Ministry of Earth Sciences Secretary Shailesh Nayak said the future work is focused on sea-level inversion, real time inundation modelling, use of near-field GPS measurements of real-time rupture characterisation and GIS-3D mapping of vulnerable coastal areas.
“We have the pilot (GIS-based 3D protocol) at Cuddalore and Nagapattinam areas and all vulnerable areas (coastal areas) in the country will have a 3D GIS map with all details about the area and the population,” he said.
After the Indian Ocean tsunami, a state-of-the-art Indian Tsunami Early Warning System (ITEWS) was set up at INCOIS in 2007, Vardhan said.
Floral tributes and processions marked the solemn event in coastal areas of Tamil Nadu where 7,000 people lost their lives due to Tsunami which also left a trail of destruction.
Memorial services were held at Chennai and Nagapattinam which were the worst hit.

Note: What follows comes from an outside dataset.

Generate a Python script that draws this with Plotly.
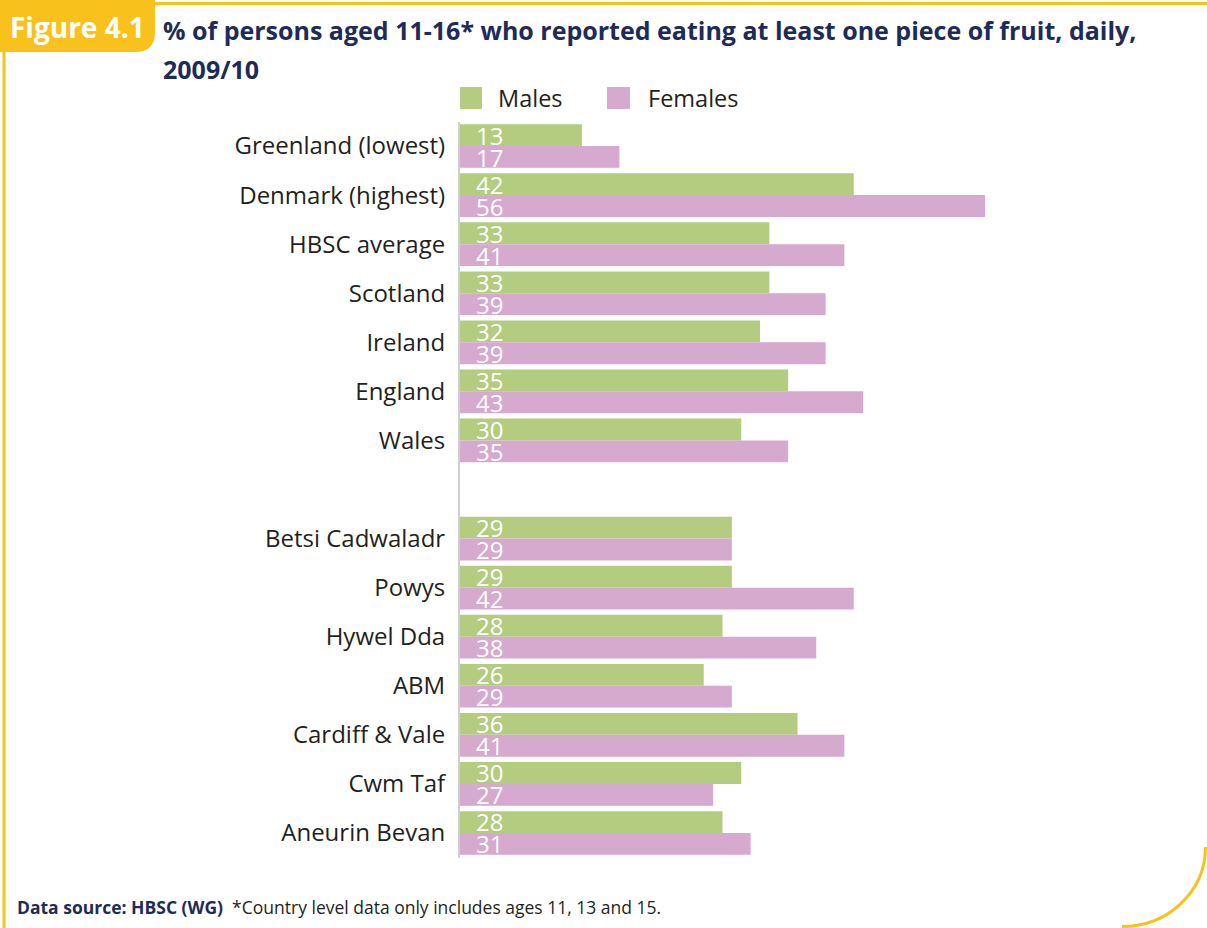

Commemorating the anniversary, fishermen associations had arranged for prayers and memorial services, with relatives of victims pouring milk in the sea at the famous Marina Beach in Chennai as a mark of respect to the departed souls.
In the coastal areas of Nagapattinam district, people observed a minute’s silence to pay homage to the victims.
In all the 72 tsunami-hit hamlets, people were seen paying homage to the departed souls and many were seen sobbing. Banners and hoardings containing the photos of the victims had been erected at many places.
In Kerala, People paid homage to victims of the Tsunami that lashed the coastal areas, mainly at Kollam and Alappuzha districts.
Remembrance meetings and special prayers were held at the coastal belt of Kayamkulam in Kollam and Alappad, Aratupuzha in Alappuzha districts where the waves had caused maximum damage. The tsunami claimed more than 160 lives in Kerala.